Exercise aim:
Please give back word for word the lines below, from the first one through the one with "return (PLOT_B - py) / (PLOT_B - PLOT_T)".

Exercise material:
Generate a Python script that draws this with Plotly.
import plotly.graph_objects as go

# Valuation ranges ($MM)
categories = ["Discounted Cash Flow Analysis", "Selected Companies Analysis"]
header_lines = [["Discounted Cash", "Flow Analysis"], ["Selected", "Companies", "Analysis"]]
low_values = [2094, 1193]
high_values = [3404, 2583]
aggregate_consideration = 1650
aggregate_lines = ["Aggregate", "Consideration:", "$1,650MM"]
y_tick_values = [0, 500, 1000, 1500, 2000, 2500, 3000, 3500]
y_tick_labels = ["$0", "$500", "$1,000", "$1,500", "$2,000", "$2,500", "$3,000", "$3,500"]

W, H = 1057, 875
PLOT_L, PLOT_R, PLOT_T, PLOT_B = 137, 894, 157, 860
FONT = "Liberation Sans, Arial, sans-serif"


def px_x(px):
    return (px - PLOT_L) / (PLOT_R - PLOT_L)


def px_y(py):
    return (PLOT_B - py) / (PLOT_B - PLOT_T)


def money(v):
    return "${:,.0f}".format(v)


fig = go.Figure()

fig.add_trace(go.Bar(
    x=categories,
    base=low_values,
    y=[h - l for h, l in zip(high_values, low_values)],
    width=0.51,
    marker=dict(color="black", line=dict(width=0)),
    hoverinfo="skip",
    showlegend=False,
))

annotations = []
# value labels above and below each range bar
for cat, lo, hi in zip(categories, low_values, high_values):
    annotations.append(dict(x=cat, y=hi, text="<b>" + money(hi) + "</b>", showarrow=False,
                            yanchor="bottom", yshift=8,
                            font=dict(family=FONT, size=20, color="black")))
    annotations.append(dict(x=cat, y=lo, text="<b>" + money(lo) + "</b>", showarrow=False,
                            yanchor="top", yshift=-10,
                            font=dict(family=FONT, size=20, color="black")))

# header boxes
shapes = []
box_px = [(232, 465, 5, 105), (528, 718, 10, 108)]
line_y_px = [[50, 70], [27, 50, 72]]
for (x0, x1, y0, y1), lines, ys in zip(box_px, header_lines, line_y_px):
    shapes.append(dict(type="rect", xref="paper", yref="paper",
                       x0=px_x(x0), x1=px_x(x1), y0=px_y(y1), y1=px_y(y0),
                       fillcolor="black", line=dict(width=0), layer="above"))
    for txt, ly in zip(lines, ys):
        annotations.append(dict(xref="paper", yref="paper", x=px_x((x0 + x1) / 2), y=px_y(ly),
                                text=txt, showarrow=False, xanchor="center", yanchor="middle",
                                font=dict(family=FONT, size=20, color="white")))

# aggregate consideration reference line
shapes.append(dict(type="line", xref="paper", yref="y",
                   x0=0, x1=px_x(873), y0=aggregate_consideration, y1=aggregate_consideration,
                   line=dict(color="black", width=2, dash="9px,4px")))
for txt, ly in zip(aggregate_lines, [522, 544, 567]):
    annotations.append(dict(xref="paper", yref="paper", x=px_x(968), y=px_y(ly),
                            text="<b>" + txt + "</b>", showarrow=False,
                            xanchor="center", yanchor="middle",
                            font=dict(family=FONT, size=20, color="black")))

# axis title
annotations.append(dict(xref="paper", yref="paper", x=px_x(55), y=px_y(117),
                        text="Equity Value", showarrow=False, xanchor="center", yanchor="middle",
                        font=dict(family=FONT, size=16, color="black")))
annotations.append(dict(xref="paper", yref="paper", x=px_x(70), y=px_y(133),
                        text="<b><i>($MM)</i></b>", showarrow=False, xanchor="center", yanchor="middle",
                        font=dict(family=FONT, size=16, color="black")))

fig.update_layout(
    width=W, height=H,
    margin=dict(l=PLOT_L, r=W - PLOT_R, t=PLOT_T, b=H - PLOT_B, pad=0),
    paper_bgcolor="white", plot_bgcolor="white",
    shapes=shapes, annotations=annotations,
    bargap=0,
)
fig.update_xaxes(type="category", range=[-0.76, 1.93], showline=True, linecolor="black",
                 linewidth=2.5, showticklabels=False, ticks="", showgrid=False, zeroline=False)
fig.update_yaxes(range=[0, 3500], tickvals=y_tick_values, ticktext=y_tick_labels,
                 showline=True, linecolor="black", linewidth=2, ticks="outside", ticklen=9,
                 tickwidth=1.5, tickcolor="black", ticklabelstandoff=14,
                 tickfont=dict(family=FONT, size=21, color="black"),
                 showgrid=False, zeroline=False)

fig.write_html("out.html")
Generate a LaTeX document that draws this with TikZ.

The reply:
Generate a Python script that draws this with Plotly.
import plotly.graph_objects as go

# Valuation ranges ($MM)
categories = ["Discounted Cash Flow Analysis", "Selected Companies Analysis"]
header_lines = [["Discounted Cash", "Flow Analysis"], ["Selected", "Companies", "Analysis"]]
low_values = [2094, 1193]
high_values = [3404, 2583]
aggregate_consideration = 1650
aggregate_lines = ["Aggregate", "Consideration:", "$1,650MM"]
y_tick_values = [0, 500, 1000, 1500, 2000, 2500, 3000, 3500]
y_tick_labels = ["$0", "$500", "$1,000", "$1,500", "$2,000", "$2,500", "$3,000", "$3,500"]

W, H = 1057, 875
PLOT_L, PLOT_R, PLOT_T, PLOT_B = 137, 894, 157, 860
FONT = "Liberation Sans, Arial, sans-serif"


def px_x(px):
    return (px - PLOT_L) / (PLOT_R - PLOT_L)


def px_y(py):
    return (PLOT_B - py) / (PLOT_B - PLOT_T)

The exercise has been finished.